= Exercise =
Copy each line of the material below that includes the string "chart".

= Source data =
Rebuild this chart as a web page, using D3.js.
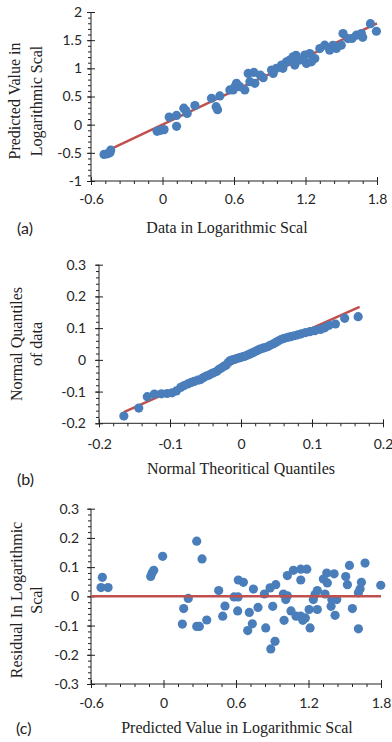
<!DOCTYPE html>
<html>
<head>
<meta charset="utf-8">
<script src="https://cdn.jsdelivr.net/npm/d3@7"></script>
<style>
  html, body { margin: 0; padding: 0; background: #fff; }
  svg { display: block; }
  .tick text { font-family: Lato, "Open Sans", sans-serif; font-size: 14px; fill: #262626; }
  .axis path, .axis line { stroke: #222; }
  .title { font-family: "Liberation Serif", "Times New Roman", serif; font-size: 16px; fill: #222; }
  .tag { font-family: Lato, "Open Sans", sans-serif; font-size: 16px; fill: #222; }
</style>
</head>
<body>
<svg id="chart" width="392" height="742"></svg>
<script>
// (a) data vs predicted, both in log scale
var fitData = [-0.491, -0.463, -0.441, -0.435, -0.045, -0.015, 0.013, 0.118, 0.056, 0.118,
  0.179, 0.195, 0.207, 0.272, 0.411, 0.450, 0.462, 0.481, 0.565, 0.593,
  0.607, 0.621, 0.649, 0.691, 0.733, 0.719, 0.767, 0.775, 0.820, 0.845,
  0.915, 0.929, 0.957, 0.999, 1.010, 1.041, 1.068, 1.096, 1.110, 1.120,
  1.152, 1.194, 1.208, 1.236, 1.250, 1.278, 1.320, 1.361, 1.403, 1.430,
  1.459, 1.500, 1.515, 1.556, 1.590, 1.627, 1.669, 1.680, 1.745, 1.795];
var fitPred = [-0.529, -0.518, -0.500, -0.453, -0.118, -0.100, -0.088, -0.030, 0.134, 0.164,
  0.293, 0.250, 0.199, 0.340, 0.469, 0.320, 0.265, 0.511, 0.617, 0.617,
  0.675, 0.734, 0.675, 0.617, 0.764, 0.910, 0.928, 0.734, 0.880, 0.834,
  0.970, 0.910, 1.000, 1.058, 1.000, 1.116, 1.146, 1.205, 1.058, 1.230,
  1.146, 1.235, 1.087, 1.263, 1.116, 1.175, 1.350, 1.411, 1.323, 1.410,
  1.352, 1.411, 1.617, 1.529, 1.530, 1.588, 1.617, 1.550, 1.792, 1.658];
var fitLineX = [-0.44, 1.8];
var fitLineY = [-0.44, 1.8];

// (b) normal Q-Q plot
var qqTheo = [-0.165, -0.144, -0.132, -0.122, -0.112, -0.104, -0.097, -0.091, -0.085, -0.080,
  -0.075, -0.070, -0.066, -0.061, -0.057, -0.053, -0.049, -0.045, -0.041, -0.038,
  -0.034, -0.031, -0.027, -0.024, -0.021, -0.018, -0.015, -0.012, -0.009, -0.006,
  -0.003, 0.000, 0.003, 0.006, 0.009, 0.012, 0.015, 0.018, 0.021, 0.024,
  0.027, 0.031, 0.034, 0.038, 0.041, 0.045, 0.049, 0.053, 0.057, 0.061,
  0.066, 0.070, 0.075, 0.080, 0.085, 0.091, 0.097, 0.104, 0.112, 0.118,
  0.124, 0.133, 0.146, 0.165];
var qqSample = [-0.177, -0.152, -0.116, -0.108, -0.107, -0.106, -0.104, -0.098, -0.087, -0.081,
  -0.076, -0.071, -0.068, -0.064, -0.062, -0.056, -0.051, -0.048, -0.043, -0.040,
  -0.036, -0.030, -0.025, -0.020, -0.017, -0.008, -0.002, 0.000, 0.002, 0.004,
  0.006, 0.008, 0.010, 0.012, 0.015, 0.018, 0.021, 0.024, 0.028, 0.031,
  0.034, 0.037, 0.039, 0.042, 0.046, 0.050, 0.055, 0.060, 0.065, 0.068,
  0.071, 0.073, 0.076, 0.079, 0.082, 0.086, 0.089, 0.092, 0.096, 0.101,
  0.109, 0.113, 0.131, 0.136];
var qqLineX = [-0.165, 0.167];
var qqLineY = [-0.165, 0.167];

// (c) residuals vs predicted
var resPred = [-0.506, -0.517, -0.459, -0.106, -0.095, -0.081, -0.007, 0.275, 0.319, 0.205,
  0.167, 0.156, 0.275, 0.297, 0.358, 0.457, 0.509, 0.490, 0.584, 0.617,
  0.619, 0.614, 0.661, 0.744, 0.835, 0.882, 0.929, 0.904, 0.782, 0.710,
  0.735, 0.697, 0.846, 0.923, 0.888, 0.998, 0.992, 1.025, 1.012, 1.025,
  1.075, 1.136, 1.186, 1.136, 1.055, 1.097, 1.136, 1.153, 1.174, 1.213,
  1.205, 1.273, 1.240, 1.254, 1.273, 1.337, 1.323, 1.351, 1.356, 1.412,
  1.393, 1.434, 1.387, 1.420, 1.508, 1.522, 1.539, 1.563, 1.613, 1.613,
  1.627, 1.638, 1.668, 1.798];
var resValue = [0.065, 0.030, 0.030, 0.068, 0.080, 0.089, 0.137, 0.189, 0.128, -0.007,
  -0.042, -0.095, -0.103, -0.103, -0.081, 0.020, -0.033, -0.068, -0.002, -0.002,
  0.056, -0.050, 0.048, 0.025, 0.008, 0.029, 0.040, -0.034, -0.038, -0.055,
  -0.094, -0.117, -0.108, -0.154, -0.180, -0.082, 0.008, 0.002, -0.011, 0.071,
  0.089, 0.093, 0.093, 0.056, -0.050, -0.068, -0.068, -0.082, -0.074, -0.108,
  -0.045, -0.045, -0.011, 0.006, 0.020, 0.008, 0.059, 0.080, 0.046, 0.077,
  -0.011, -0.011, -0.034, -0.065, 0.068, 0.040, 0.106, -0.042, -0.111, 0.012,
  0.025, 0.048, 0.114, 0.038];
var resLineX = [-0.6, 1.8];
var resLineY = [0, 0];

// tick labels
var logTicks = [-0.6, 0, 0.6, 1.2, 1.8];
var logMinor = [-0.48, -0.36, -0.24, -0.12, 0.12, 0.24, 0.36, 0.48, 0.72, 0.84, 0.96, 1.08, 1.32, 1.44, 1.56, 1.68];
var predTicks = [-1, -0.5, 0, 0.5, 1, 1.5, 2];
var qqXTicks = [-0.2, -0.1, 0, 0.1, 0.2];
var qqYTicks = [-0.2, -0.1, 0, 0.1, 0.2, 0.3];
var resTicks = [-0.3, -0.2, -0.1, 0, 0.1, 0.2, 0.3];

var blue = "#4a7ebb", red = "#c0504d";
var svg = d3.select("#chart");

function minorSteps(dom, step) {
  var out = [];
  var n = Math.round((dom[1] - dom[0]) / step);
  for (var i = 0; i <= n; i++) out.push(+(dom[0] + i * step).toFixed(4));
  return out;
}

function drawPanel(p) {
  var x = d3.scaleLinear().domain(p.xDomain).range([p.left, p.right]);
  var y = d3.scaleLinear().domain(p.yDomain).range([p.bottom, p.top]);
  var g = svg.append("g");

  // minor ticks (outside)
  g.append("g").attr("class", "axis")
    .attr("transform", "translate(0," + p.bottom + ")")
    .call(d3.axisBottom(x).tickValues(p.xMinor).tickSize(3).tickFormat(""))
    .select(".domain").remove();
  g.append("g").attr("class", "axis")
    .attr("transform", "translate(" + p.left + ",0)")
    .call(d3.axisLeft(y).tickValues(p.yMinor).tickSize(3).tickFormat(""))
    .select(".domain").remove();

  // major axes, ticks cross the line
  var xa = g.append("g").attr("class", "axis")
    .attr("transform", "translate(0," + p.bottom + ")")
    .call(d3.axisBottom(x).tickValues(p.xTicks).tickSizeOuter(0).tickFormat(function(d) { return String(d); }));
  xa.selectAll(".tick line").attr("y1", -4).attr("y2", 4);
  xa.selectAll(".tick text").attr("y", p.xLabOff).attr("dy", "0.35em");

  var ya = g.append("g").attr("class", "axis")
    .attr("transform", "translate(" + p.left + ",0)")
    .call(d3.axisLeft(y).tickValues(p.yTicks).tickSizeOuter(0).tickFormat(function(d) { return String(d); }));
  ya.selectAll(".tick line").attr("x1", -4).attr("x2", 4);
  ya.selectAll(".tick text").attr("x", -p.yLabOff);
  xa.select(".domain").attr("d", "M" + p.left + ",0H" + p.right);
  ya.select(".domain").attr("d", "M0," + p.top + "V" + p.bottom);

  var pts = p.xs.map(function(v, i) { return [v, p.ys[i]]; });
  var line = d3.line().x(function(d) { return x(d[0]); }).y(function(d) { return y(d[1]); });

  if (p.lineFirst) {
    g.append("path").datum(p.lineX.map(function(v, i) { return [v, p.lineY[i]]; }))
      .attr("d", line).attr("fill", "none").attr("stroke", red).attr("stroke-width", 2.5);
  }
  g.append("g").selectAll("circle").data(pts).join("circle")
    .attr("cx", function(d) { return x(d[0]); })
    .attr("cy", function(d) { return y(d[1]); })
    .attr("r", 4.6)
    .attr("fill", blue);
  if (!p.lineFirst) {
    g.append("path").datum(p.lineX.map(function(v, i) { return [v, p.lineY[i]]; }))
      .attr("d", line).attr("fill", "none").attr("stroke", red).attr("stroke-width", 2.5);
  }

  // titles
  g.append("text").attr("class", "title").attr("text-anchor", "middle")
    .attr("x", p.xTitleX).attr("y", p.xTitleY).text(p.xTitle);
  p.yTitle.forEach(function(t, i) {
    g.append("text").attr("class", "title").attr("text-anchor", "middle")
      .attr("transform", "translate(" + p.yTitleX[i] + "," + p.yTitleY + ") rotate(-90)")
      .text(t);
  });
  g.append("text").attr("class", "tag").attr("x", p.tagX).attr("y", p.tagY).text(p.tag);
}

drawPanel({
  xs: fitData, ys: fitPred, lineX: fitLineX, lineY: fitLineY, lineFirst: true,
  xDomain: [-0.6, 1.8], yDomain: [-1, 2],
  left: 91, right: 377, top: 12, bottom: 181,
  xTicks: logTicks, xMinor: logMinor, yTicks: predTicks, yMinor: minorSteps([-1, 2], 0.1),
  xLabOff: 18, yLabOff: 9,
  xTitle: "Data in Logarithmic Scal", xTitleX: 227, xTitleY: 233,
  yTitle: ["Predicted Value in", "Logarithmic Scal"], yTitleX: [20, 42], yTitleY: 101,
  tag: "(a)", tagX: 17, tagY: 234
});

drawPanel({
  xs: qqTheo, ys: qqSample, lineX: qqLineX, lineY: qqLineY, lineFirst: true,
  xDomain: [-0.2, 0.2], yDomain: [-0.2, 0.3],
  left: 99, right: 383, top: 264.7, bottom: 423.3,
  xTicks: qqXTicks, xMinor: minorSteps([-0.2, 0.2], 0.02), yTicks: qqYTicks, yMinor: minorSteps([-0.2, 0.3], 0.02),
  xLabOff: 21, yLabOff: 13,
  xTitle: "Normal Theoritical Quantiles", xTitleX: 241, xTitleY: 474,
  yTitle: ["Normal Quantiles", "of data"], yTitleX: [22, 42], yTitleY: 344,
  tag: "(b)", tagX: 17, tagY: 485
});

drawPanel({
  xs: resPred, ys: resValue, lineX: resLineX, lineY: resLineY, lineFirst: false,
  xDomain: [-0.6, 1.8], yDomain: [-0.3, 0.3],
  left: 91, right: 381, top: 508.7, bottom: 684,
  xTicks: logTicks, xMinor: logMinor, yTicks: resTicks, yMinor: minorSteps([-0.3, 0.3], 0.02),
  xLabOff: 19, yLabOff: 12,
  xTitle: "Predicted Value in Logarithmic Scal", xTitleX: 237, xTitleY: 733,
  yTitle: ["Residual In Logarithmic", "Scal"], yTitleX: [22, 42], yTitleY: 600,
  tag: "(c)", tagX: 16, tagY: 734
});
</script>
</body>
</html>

= Exercise answer =
Rebuild this chart as a web page, using D3.js.
<svg id="chart" width="392" height="742"></svg>
var svg = d3.select("#chart");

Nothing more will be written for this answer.